The devil is darkness; Christ is light. The devil ugly; Christ is beautiful. Pastor Mike mentioned that the devil has an individual strategy for our fall and failure; Jesus Christ has an individual plan for our salvation, strength and life. It is interesting to see how the people of Israel, as spoken of in the Book of Exodus, had a progression of miracle, followed by water, followed by testing. The same thing happened in Jesus’ life. Miracle, water, testing. For Israel, God’s chosen people, He took them from slavery in Egypt by means of the Passover miracle, then He opened up the Red Sea for them and then they were in the desert for 40 years, being tested, and failing way too often. In the life of Jesus you have God’s miracle of His birth, then some time later you have His baptism with the voice of His Father speaking, “This is my Son, whom I love; with him I am well pleased.”, and immediately after the water episode, “Jesus was led by the Sprit into the desert to be tempted by the devil.” (Matthew 4:1). Israel failed; Jesus didn’t.

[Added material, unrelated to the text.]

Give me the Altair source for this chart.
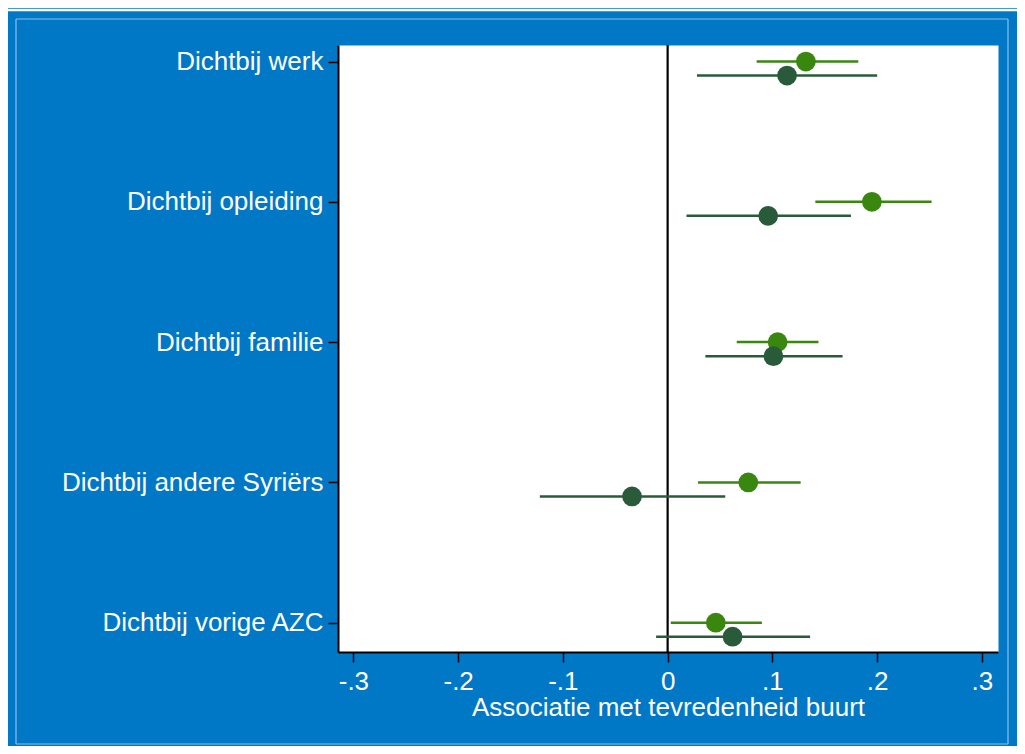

It is pure beauty in everything that Jesus did in that awful desert. The temptations were real. But His obedience to fight all darkness was unfailing.
Isn’t the bride at a wedding gorgeous? Everyone rises when she enters. They watch how she comes down the aisle. They notice her dress and hair. At the weddings I perform I use a certain prayer given to me some 30 years ago. Louis Evans wrote the prayer that asks, “Bless this loving wife. Give her tenderness that will make her great, a deep sense of understanding and a great faith in Thee. Give her that inner beauty of soul that never fades, that eternal youth that is found in holding fast the things that never age.”
Our beauty can’t be just external, it must become internal. It is given to us from Jesus Christ. It comes from having the beauty of soul that never fades. It comes from knowing that Jesus is faithful to us and we rely upon His battle fought for our cleansing, redemption and eternity. Our beauty, deep inside, is a gift from Jesus.
In the hymn, “A Mighty Fortress is our God”, the beauty of what God does for us is evident:
Though devils all the world should fill, all eager to devour us,
We tremble not, we fear no ill; they shall not overpow’r us.
With might of ours can naught be done, soon were our loss effected;
But for us fights the valiant One, whom God Himself elected.
(656 LSB, verses 3, 2 first two stanzas)
To this point in the sermon, I have said two things that are important. The devil is dirty and ugly and looks to bring his ugliness into our lives. Jesus is beautiful by every action He has ever taken. He faces the devil and He wins. It really isn’t a fair fight. The Son of God versus a fallen angel – Jesus will always win.
I need to ask you something – Are you beautiful? I’m serious. Beautiful? Yes, you are. Beautiful because of Jesus. Beautiful in Jesus. You are declared holy. The Bible calls us the Bride of Christ. He married us. Talk about us marrying up!! In the Revelation of St. John the picture of our beauty is spoken of like this, “I saw the Holy City, the new Jerusalem, coming down out of heaven from God, prepared as bride beautifully dressed for her husband.” (Revelation 21:2) That is us – given a beauty from our Redeemer.
The ugly one stays ugly. Our Beautiful One, our Savior, is our treasure. And we are given an inner beauty of soul that never fades. Good news!! Amen!!